There’s a lot you can tell with striking accuracy about Earth’s history by sampling. For instance, we know the Earth is roughly 4.54 billion years old because isotopes found in rocks decay in a predictable manner. Fossils can be used as “paleothermometers” and researchers can infer the temperature of the atmosphere and oceans millions of years ago. Estimating the chemical composition of the ancient Earth is definitely pushing the boundary, though.

Artist impression of early Earth atmosphere. Credit: Peter Sawyer

A team from Monash University, Australia, and Imperial College, U.K., found the oldest micrometeorites ever and by studying them could determine what the planet’s atmosphere looked like 2.7 billion years ago when these objects impacted the surface. These meteorites could just as well be called cosmic dust considering they’re just a bit thicker than the human hair.

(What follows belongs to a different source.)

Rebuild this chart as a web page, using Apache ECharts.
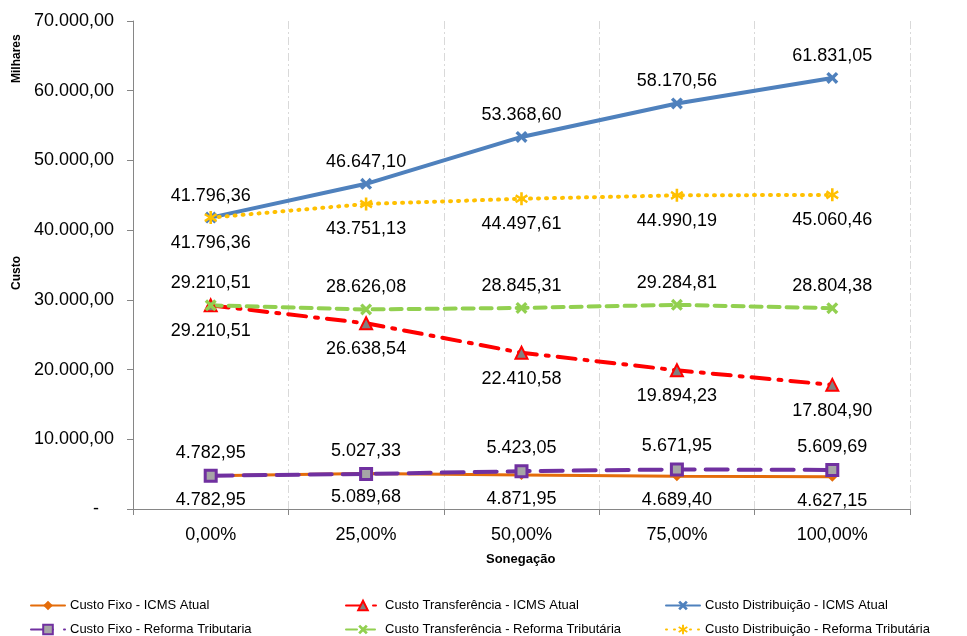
<!DOCTYPE html>
<html><head><meta charset="utf-8">
<script src="https://cdn.jsdelivr.net/npm/echarts@6/dist/echarts.min.js"></script>
<style>html,body{margin:0;padding:0;background:#fff}#c{width:967px;height:636px}</style>
</head><body><div id="c"></div>
<script>
const categories = ['0,00%','25,00%','50,00%','75,00%','100,00%'];
const fixoAtual = [4782.95, 5089.68, 4871.95, 4689.40, 4627.15];
const transfAtual = [29210.51, 26638.54, 22410.58, 19894.23, 17804.90];
const distAtual = [41796.36, 46647.10, 53368.60, 58170.56, 61831.05];
const fixoReforma = [4782.95, 5027.33, 5423.05, 5671.95, 5609.69];
const transfReforma = [29210.51, 28626.08, 28845.31, 29284.81, 28804.38];
const distReforma = [41796.36, 43751.13, 44497.61, 44990.19, 45060.46];
const names = ['Custo Fixo - ICMS Atual','Custo Transferência - ICMS Atual','Custo Distribuição - ICMS Atual',
  'Custo Fixo - Reforma Tributaria','Custo Transferência - Reforma Tributária','Custo Distribuição - Reforma Tributária'];

function fmt(v){
  const s = Math.abs(v).toFixed(2).split('.');
  const int = s[0].replace(/\B(?=(\d{3})+(?!\d))/g,'.');
  return int + ',' + s[1];
}
const FONT = 'Liberation Sans';
const X = 'path://M0,2 L2,0 L5,3 L8,0 L10,2 L7,5 L10,8 L8,10 L5,7 L2,10 L0,8 L3,5 Z';
const STAR = 'path://M4,0 L6,0 L6,3.5 L9,1.5 L10,3.2 L7,5 L10,6.8 L9,8.5 L6,6.5 L6,10 L4,10 L4,6.5 L1,8.5 L0,6.8 L3,5 L0,3.2 L1,1.5 L4,3.5 Z';

function mk(name, data, color, lineType, width, symbol, symSize, symStyle, pos, dist){
  return {
    name, type:'line', data, symbol, symbolSize:symSize,
    lineStyle:{color, width, type:lineType, cap:'round'},
    itemStyle: Object.assign({color}, symStyle),
    label:{show:true, position:pos, distance:dist, formatter:p=>fmt(p.value),
      fontFamily:FONT, fontSize:18, color:'#000'},
    emphasis:{disabled:true}, animation:false
  };
}
const series = [
  mk(names[0], fixoAtual, '#E46C0A', 'solid', 3, 'diamond', 10, {color:'#E46C0A'}, 'bottom', 10),
  mk(names[1], transfAtual, '#FF0000', [18,9,3,9], 4, 'triangle', 12, {color:'#808080', borderColor:'#FF0000', borderWidth:2}, 'bottom', 10),
  mk(names[2], distAtual, '#4F81BD', 'solid', 4, X, 12, {color:'#4F81BD'}, 'top', 7),
  mk(names[3], fixoReforma, '#7030A0', [22,11], 4, 'rect', 11, {color:'#A6A6A6', borderColor:'#7030A0', borderWidth:3}, 'top', 7),
  mk(names[4], transfReforma, '#92D050', [11,7], 4, X, 12, {color:'#92D050'}, 'top', 7),
  mk(names[5], distReforma, '#FFC000', [1,7], 4, STAR, 13, {color:'#FFC000'}, 'bottom', 10)
];

const legendPos = [[30,599],[345,599],[665,599],[30,623],[345,623],[665,623]];
const legends = names.map((n,i)=>({
  left:legendPos[i][0], top:legendPos[i][1], padding:0, itemWidth:34, itemHeight:12,
  textStyle:{fontFamily:FONT, fontSize:13, color:'#000'}, selectedMode:false, data:[n]
}));
const chart = echarts.init(document.getElementById('c'), null, {renderer:'canvas'});
chart.setOption({
  backgroundColor:'#fff',
  animation:false,
  grid:{left:133, right:57, top:21, bottom:127, containLabel:false},
  legend:legends,
  xAxis:{type:'category', data:categories, boundaryGap:true,
    axisLine:{lineStyle:{color:'#868686', width:1}},
    axisTick:{show:true, length:6, lineStyle:{color:'#868686'}},
    axisLabel:{fontFamily:FONT, fontSize:18, color:'#000', margin:17},
    splitLine:{show:true, lineStyle:{color:'#D9D9D9', type:[8,3,2,3], width:1}}},
  yAxis:{type:'value', min:0, max:70000, interval:10000,
    axisLine:{show:true, lineStyle:{color:'#868686', width:1}},
    axisTick:{show:true, length:6, inside:false, lineStyle:{color:'#868686'}},
    axisLabel:{fontFamily:FONT, fontSize:18, color:'#000', margin:19,
      formatter:v=> v===0 ? '-   ' : fmt(v)},
    splitLine:{show:false}},
  graphic:[
    {type:'text', x:11, y:83, rotation:Math.PI/2, style:{text:'Milhares', font:'bold 12px "Liberation Sans"', fill:'#000'}},
    {type:'text', x:11, y:290, rotation:Math.PI/2, style:{text:'Custo', font:'bold 12px "Liberation Sans"', fill:'#000'}},
    {type:'text', x:486, y:553, style:{text:'Sonegação', font:'bold 13px "Liberation Sans"', fill:'#000'}}
  ],
  series
});
</script></body></html>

When these dashed through the atmosphere, they also picked up telltale signs of its chemical makeup, particularly the oxygen. The friction combusted the meteorites at about 45 miles above the Earth’s surface, crystallizing and turning them into iron oxides. Using a sort of reverse chemical engineering, the researchers estimate the upper atmosphere was 20 percent oxygen, almost the same as today.

This is a huge surprise given we’re talking about the Archean eon, a time when researchers know for sure that the oxygen content at ground level was far less than 20 percent as photosynthetic organisms were still making their baby steps. Up above the clouds, though, the sun’s rays broke down the ample carbon dioxide into oxygen and carbon monoxide.

“This was a surprise because it has been firmly established that the Earth’s lower atmosphere was very poor in oxygen 2.7 billion years ago; how the upper atmosphere could contain so much oxygen before the appearance of photosynthetic organisms was a real puzzle,” said Imperial College researcher Dr Matthew Genge, an expert in modern cosmic dust.

This is one of 60 micrometeorites extracted from 2.7 billion year old limestone, from the Pilbara region in Western Australia. These meteorites have iron oxide crystals on them which formed when the rocks oxidized upon atmospheric entry. Credit: Credit: Andrew Tomkins

This was an immensely challenging work. The team led by Dr. Andrew Tomkins had to carefully recover the samples from ancient limestone collected in the Pilbara region in Western Australia using an acid bath. Any bad move would have compromised the entire work. It helped a lot that the micrometeorites, which are a billion years older than the next oldest samples, were in tip-top shape., excellently preserved.

This was an exciting result because it is the first time anyone has found a way to sample the chemistry of the ancient Earth’s upper atmosphere,” Dr Tomkins said.

Now, researchers next have to explain why there was up to 10 times more oxygen in the upper atmosphere than current models suggest. Tomkins and colleagues have some ideas why this might have happened, already. Apart from radiation breaking down CO2, Tomkins says that vertical mixing was poor in the Archean eon.

“A possible explanation for this layered atmosphere might have involved a methane haze layer at middle levels of the atmosphere. The methane in such a layer would absorb UV light, releasing heat and creating a warm zone in the atmosphere that would inhibit vertical mixing,” Dr Tomkins said.

“It is incredible to think that by studying fossilised particles of space dust the width of a human hair, we can gain new insights into the chemical makeup of Earth’s upper atmosphere, billions of years ago.” Dr Tomkins said about the findings published in Nature.

The next stage of our research will be to extract micrometeorites from a series of rocks covering over a billion years of Earth’s history in order to learn more about changes in atmospheric chemistry and structure across geological time. We will focus particularly on the great oxidation event, which happened 2.4 billion years ago when there was a sudden jump in oxygen concentration in the lower atmosphere.”

Meanwhile, other geologists are trying to tease out what the ancient Archean atmosphere might have looked like. A study published by Roger Buick at the University of Washington in Seattle suggests it was half as dense as today.

No doubt, Tomkins’ controversial study will have to be supported by models and other findings. It’s amazing to hear about this kind of work, though, which exposes so much about this planet’s distant past from so little.